In that case the question is not how to extract these toxic assets from our banks, which most see as a necessary pre-condition to start any process of cleaning these banks up. It is more a question of how to get the shareholders out of these toxic banks so we can clear up the mess they'll leave behind.

It seems to me that there is an obvious solution to this problem. Both banks own assets that are performing. RBS is, for example, the owner of Directline and other insurance companies. Lloyds also has brands that are likely to deliver both cash flow and profits in the short term, and which are, therefore capable of having value attributed to them, and of paying dividends to shareholders, which is a remote prospect in their parent companies right now. In that case my suggestion is simple. These assets, which were in the case of RBS up for sale until very recently, and for which as a result it is highly likely that a an appropriate valuation has already been determined, should now be floated in their own right as separate entities capable of performing as independent quoted companies. The shares in these new companies should then be used on a swap basis to buy out the remaining shares in public hands in RBS and Lloyds, and any other banks where similar arrangements might be required. As a result no cash need change hands to get the shareholders out of these banks, and to make those shareholders better off, all at the same time.

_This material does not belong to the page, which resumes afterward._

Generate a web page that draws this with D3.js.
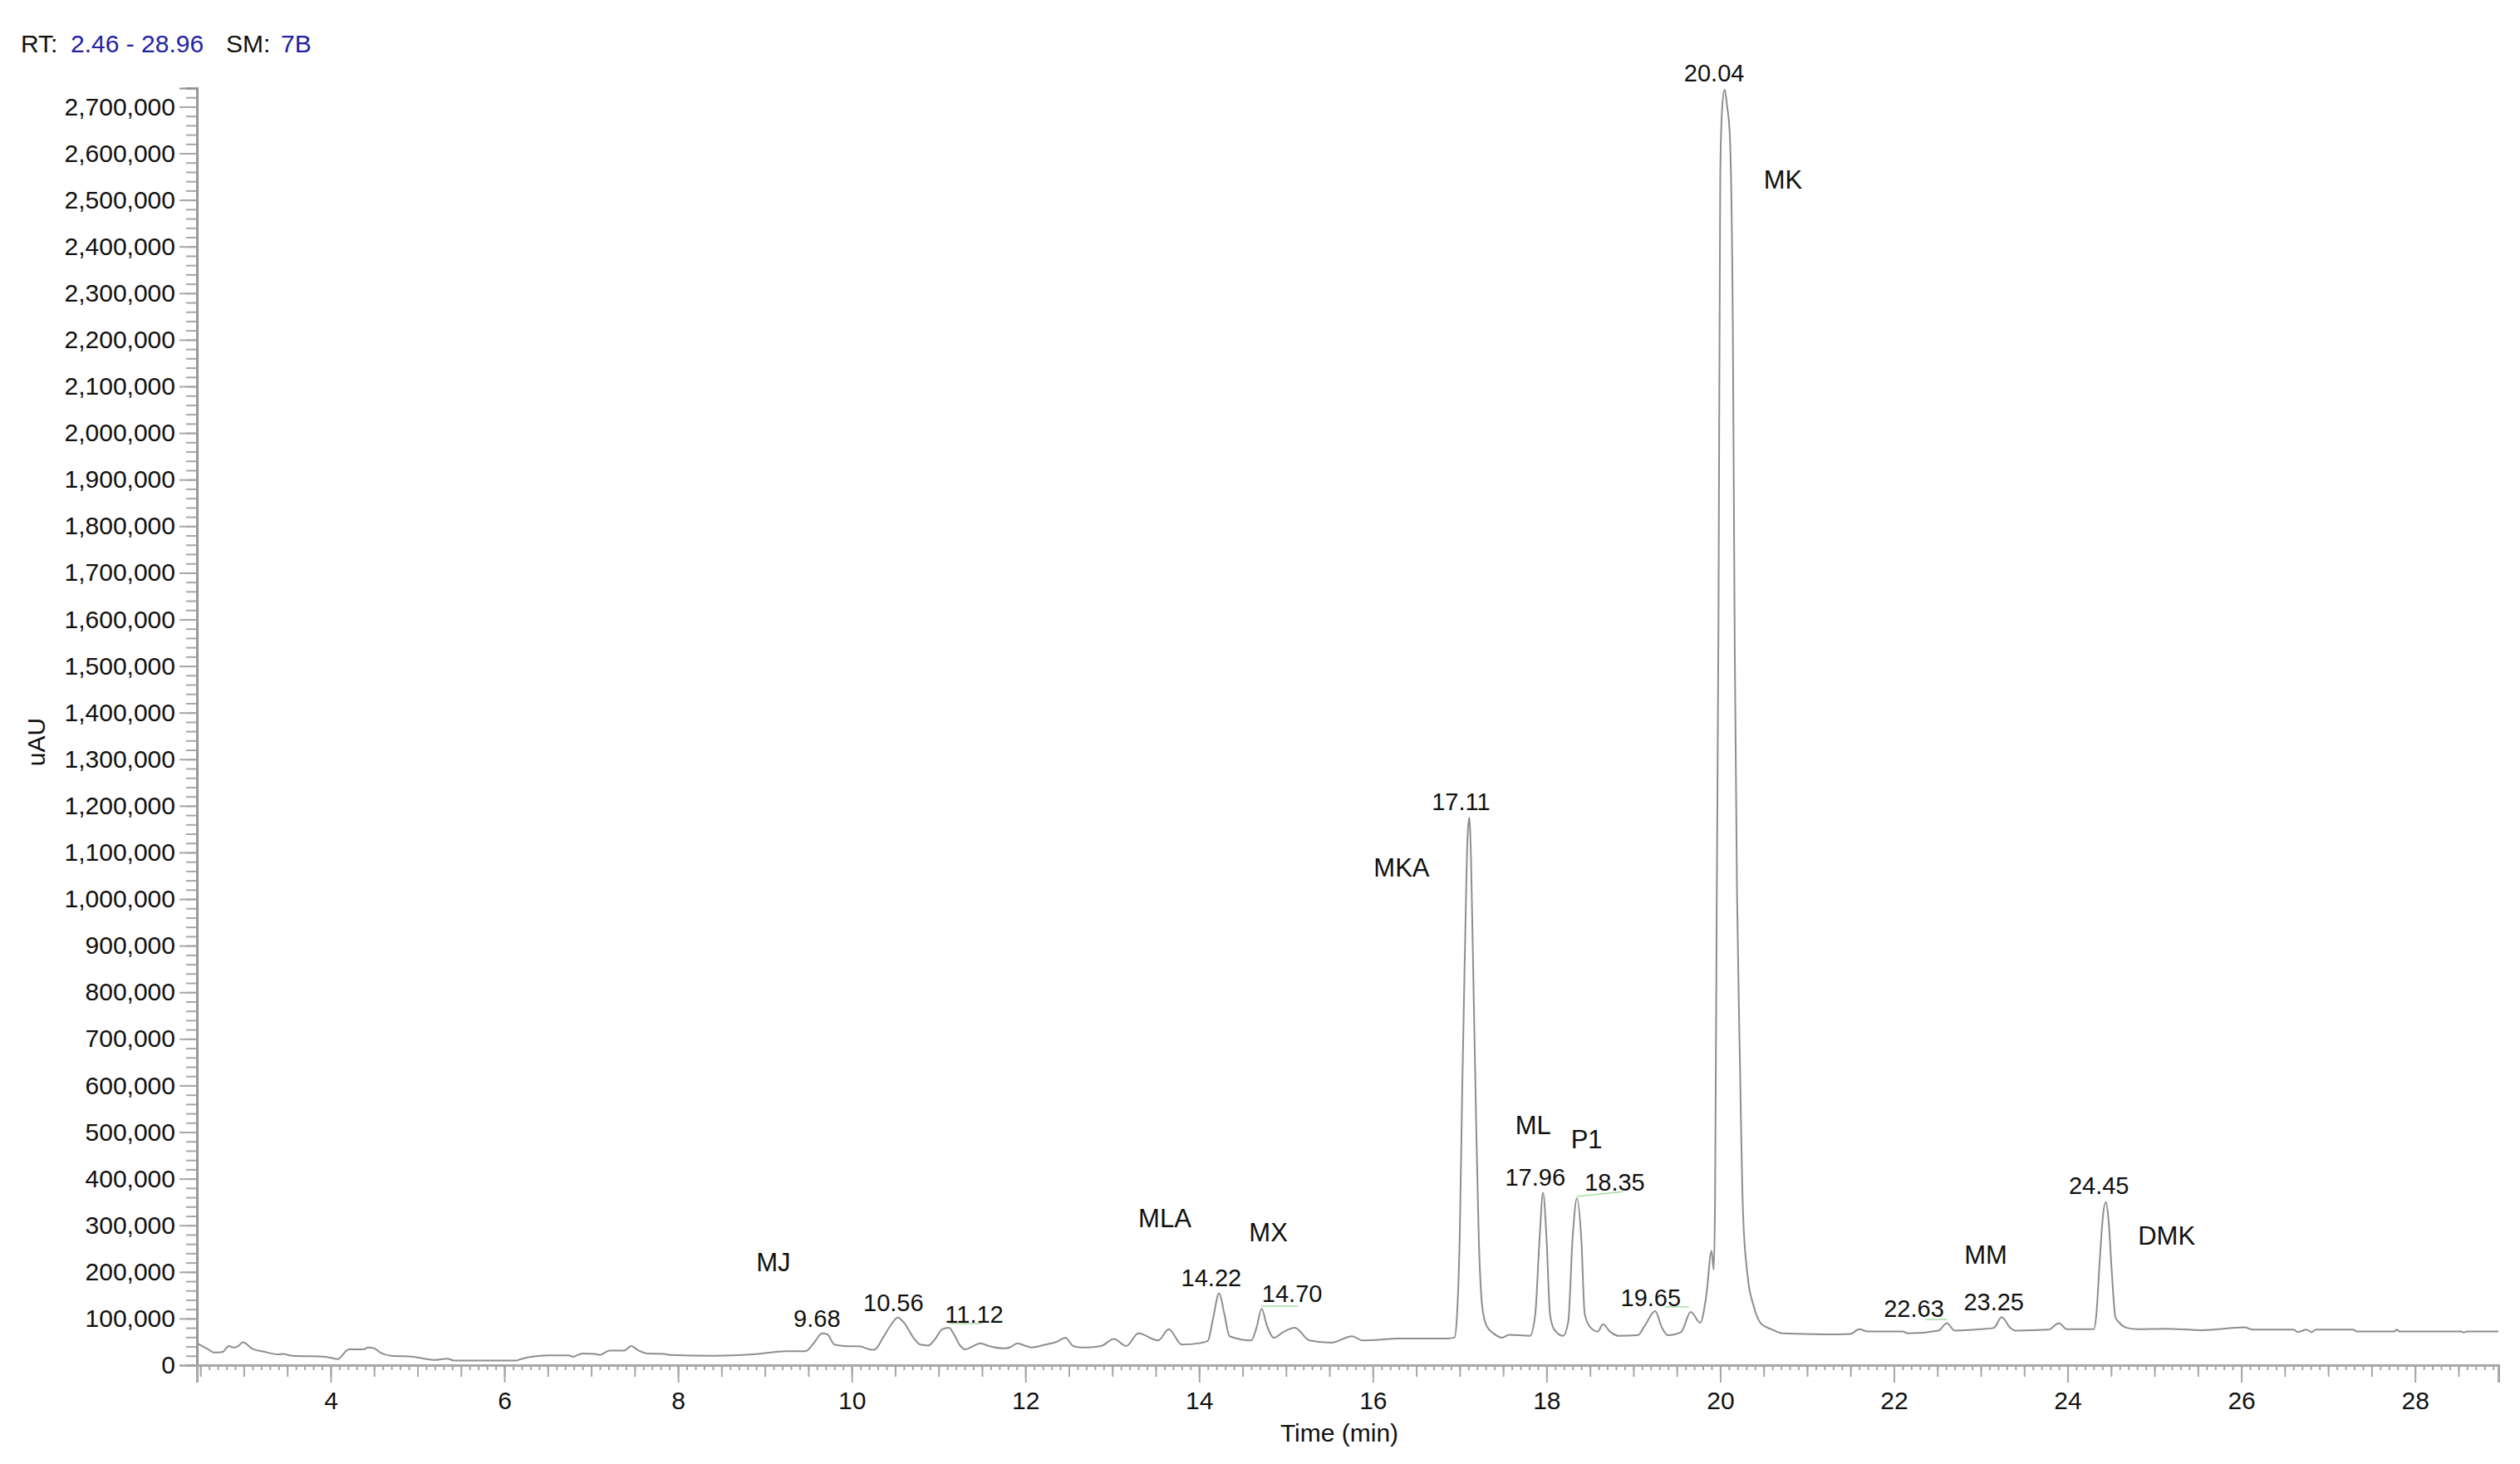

The consequence is simple: the toxic assets can be taken under state control without extensive effort and without considerable risk as to false valuation arising: the valuation process will be on the value of performing assets to be released to shareholders for their current benefit, when they have little or no prospect of securing real benefit from their current holdings in these banks.

Then the toxic assets can be isolated in banks where the problems of PLC status and multi-shareholder considerations can be eliminated for the time being before the remaining worthwhile assets of these banks (their retail, clearing bank operations, for example) can be returned to the private sector in a further flotation designed to release cash to repay the state for the cost of dealing with the toxic remaining element which is likely to remain under state control for some time.

The result would be simple: nationalisation of these banks could be undertaken with no cash cost to the Exchequer, and the cost of restructuring g of the banks could be considerably reduced by their being held in temporary complete state ownership.

Doesn't that make sense? Isn't this the strategy Brown and Darling are missing?